My first day of kayaking the Colorado was incredible, it was such a different experience from pushing rubber downstream. For the last week I had been sitting high in the water, super comfortable, able to stand up to scout down river or stretch out whenver I wanted. I had to choose my lines wisely and make damn sure I hit the entrance to every rapid exactly where planned. In a kayak, I was super nimble, able to avoid almost anything at a moments notice. The adrenaline rush was a bit higher, sitting so low on the water the wave trains felt enormous - I mean they really were - but it was so different sitting just on the surface of the water. Getting crushed in the face with icy cold water on the regular was exhilarating. To put it simply, being in such huge water in a kayak was amazing. Church.
The day started out nice a sunny as usual, but after a few hours, clouds settled in and stuck around most of the afternoon. It was a nice reprieve from the heat, although being constantly wet on my upper half, the sun wouldn’t have been as cursed as it usually was.
We stopped just above Dubendorf rapid for lunch and were visited by some desert big horn sheep, it was pretty amazing just to watch them navigate on the cliffs above us while we ate.
We had two significant landmarks on todays paddle. The narrowest part of the Colorado river inside the Grand Canyon, just 76 feet wide, and Deer Creek Falls, a 180’ waterfall pouring into the river.
Eric and I were the first ones to come to the mouth of Deer Creek. We quickly crawled onto shore, stashed our boats on dry land and made the short hike up the creek to the falls. It was awe inducing. There is a great hike you can do here, that will take you to the top of the falls, and over/under it at one point. We didn’t have the time to do it, but hopefully next trip we will be able to explore a bit more. We spent about an hour here with the crew, and I left the base and climbed some nearby boulders to get a better view.
Just downstream from Deer Creek Falls was our chosen campsite for the night, Panchos Kitchen. We were quite pleased to find it empty, as the skies were once again threatening rain and this campsite has a killer overhang that would solve our shelter issue.

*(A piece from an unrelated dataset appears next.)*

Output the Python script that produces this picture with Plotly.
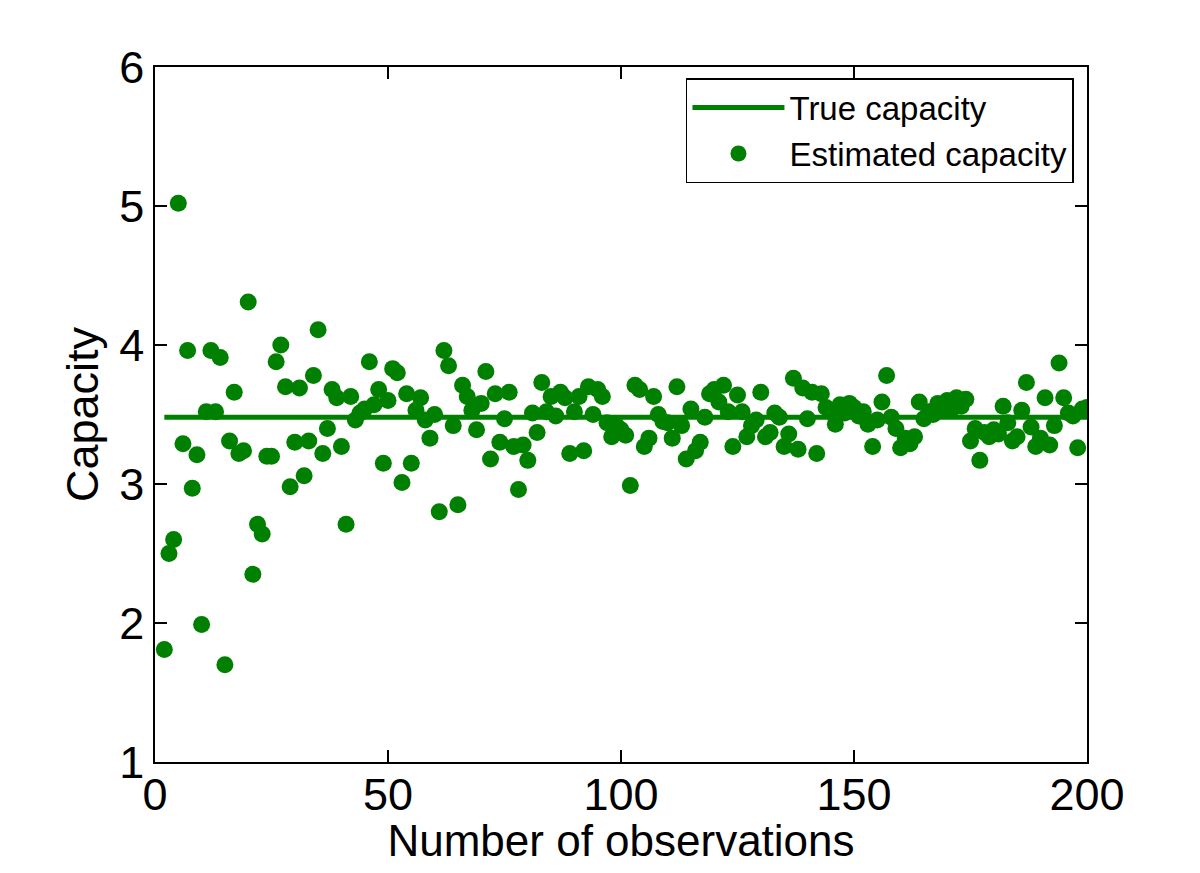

We set up our camp as usual, my team was on groover duty and we found an amazing spot up stream from camp to place it. After the chores were done, beers were consumed, bocce ball was played and dinner was eaten. It was a great night on this sandy beach, and we didn’t have to worry about kicking any rocks, which was probably the best part for me. It started to rain as we ate, but the precipitation didn’t last long.
Jim and I made a post dinner hike, up to the cliffs surrounding Pancho’s kitchen. The initial plan was to get up to the small plateau we could see from the beach, but after a quick deliberation, we decided that the climb back down in the dark would be too harrowing, so we sat and drank a beer at the highest spot we could reach without falling to our deaths. That night, most of us headed to bed early, including myself. I woke up in the wee hours of the morning, needing to pee as usual, and found that the skies had cleared. I checked on the boats, and for once they were not stranded on dry land. I took a few photographs of the stars, then climbed back in my hammock to watch for meteors falling from space - probably the best way to fall asleep.